• _AIM_
Below are some records. Pull every line that contains the word "this".

• _INFORMATION SHOWN_
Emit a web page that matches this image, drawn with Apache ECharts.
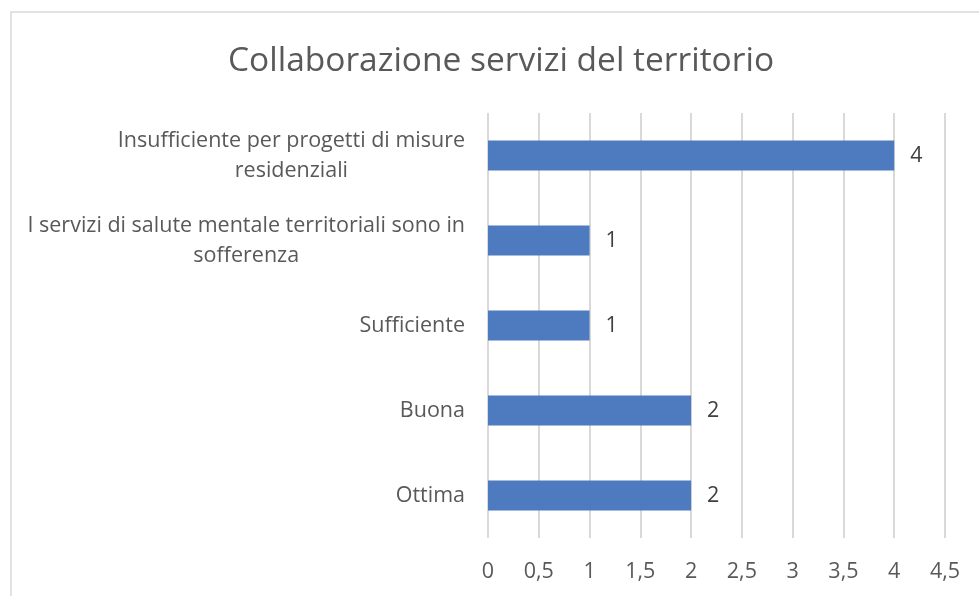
...
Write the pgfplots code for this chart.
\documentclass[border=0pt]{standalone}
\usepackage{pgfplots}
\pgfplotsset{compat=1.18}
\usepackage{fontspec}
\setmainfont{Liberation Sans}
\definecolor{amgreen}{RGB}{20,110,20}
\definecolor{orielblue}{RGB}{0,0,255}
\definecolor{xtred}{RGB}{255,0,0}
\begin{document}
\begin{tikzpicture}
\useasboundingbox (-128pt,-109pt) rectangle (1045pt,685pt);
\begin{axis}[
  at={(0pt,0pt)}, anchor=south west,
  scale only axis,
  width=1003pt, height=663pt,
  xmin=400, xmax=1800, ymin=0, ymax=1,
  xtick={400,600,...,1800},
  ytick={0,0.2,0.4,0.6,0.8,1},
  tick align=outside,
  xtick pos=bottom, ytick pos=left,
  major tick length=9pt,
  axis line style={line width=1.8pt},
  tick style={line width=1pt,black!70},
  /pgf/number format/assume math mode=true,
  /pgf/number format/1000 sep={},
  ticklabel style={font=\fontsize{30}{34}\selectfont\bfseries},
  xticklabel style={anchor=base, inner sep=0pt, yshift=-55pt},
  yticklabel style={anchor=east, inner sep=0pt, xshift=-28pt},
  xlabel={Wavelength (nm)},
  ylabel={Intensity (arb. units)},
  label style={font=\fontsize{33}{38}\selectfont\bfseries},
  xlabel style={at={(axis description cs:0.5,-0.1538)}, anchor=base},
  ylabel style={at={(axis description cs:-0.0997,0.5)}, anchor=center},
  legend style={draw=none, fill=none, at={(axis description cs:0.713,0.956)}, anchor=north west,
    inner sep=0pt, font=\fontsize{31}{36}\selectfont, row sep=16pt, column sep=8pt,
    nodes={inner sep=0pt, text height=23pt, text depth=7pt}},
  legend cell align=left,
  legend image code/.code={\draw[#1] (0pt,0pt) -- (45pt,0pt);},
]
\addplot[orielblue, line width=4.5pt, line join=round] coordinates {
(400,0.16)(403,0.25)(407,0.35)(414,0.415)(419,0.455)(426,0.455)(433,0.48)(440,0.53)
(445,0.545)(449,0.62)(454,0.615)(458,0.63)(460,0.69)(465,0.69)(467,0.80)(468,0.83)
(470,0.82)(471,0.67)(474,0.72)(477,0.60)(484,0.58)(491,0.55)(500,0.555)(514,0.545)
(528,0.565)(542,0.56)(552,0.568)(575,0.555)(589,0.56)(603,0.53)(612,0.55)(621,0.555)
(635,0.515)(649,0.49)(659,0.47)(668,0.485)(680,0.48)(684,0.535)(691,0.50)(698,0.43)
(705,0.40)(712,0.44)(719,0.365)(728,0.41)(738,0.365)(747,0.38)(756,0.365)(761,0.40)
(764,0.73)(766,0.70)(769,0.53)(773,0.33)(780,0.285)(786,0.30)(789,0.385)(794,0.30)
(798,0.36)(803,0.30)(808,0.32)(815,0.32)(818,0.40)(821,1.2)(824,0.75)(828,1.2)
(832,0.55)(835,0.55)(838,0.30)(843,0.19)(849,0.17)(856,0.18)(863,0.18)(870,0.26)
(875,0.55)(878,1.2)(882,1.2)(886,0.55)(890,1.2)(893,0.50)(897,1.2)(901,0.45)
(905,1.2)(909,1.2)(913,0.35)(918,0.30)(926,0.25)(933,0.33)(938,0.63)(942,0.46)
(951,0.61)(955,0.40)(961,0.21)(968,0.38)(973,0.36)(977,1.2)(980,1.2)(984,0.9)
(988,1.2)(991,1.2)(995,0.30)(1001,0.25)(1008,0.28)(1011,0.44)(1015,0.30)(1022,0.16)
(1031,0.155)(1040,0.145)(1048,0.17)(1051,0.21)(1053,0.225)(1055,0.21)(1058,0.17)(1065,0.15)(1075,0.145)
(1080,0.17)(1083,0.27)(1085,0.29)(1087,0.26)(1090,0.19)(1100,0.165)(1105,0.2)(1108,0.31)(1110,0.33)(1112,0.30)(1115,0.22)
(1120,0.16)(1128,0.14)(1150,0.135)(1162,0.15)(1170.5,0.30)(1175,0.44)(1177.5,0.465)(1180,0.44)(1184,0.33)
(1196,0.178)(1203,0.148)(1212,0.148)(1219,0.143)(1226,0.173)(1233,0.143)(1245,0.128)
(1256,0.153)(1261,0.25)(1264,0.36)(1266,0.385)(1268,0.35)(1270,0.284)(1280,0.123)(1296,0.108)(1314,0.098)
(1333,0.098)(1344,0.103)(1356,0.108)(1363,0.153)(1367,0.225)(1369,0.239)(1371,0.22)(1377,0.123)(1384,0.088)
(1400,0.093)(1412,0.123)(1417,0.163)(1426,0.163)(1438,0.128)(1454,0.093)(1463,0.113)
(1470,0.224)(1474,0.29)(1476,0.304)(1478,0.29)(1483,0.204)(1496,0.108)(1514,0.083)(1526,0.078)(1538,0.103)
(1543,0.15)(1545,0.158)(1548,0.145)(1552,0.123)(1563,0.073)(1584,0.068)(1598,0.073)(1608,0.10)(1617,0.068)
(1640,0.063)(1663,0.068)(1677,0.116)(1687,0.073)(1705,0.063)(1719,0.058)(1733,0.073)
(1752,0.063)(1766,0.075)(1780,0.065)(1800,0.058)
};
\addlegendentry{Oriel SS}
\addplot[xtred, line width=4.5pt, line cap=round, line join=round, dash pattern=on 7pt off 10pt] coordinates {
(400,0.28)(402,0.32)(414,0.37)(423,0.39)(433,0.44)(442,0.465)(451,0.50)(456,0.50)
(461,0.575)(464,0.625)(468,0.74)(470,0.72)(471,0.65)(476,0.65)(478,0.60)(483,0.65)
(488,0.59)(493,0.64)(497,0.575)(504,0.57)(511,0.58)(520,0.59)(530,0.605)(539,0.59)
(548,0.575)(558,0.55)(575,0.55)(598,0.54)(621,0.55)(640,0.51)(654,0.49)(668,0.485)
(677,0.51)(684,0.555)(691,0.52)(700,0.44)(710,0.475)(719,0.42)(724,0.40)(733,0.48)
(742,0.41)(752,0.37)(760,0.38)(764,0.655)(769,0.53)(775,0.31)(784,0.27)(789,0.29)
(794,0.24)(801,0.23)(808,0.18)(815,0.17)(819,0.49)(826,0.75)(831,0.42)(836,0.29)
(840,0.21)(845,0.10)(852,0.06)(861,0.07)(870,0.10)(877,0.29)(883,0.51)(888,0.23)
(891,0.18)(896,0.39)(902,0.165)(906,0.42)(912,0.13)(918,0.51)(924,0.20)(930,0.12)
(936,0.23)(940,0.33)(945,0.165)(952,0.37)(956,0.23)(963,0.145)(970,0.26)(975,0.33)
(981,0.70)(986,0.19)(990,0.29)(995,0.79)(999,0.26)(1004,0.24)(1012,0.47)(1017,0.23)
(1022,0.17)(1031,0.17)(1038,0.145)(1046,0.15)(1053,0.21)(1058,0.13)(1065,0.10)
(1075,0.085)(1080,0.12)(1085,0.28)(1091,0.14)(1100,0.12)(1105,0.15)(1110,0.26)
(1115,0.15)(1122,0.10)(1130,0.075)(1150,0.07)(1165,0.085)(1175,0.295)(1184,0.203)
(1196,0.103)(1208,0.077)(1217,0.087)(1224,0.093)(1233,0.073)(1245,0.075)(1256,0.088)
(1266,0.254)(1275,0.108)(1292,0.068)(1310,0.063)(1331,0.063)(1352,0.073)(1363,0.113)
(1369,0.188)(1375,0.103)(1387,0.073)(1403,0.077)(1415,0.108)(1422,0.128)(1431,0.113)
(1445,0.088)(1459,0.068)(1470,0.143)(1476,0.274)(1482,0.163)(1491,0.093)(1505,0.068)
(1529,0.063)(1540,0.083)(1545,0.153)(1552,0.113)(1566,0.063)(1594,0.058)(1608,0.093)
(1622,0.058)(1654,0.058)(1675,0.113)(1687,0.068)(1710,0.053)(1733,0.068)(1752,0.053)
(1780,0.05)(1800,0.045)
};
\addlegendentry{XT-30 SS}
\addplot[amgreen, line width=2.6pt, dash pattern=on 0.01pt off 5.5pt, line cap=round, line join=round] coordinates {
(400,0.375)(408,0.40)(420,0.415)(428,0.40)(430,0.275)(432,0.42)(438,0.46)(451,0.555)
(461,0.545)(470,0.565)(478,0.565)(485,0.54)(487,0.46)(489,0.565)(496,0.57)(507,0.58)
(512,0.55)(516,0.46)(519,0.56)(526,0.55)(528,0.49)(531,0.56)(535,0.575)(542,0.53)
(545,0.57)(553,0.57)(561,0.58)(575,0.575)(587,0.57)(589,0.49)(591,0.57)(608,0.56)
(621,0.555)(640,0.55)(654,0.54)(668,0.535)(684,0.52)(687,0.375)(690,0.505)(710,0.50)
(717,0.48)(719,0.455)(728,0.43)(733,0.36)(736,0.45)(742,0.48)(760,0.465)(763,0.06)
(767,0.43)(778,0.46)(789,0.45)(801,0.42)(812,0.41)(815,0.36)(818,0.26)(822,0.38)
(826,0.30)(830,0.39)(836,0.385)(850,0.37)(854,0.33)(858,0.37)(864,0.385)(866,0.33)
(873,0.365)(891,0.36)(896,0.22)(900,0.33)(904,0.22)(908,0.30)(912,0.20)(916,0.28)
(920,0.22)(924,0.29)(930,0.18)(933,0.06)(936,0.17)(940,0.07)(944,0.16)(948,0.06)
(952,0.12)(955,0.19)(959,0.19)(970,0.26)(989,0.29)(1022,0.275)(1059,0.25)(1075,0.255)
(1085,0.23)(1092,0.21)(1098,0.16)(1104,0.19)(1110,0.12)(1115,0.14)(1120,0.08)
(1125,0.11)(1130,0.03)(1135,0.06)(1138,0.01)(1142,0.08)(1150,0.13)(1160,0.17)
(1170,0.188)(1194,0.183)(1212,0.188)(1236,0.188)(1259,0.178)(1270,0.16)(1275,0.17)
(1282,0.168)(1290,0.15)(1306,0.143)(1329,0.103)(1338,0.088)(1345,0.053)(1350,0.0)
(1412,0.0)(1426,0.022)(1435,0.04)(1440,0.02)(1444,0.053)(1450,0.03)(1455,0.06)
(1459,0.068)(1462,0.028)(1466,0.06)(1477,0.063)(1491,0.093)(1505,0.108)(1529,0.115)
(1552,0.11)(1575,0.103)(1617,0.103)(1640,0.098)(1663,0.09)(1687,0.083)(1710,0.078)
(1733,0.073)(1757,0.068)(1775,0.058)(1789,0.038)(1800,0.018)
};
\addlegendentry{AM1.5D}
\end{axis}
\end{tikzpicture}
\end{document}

• _OUTPUT_
Emit a web page that matches this image, drawn with Apache ECharts.
Write the pgfplots code for this chart.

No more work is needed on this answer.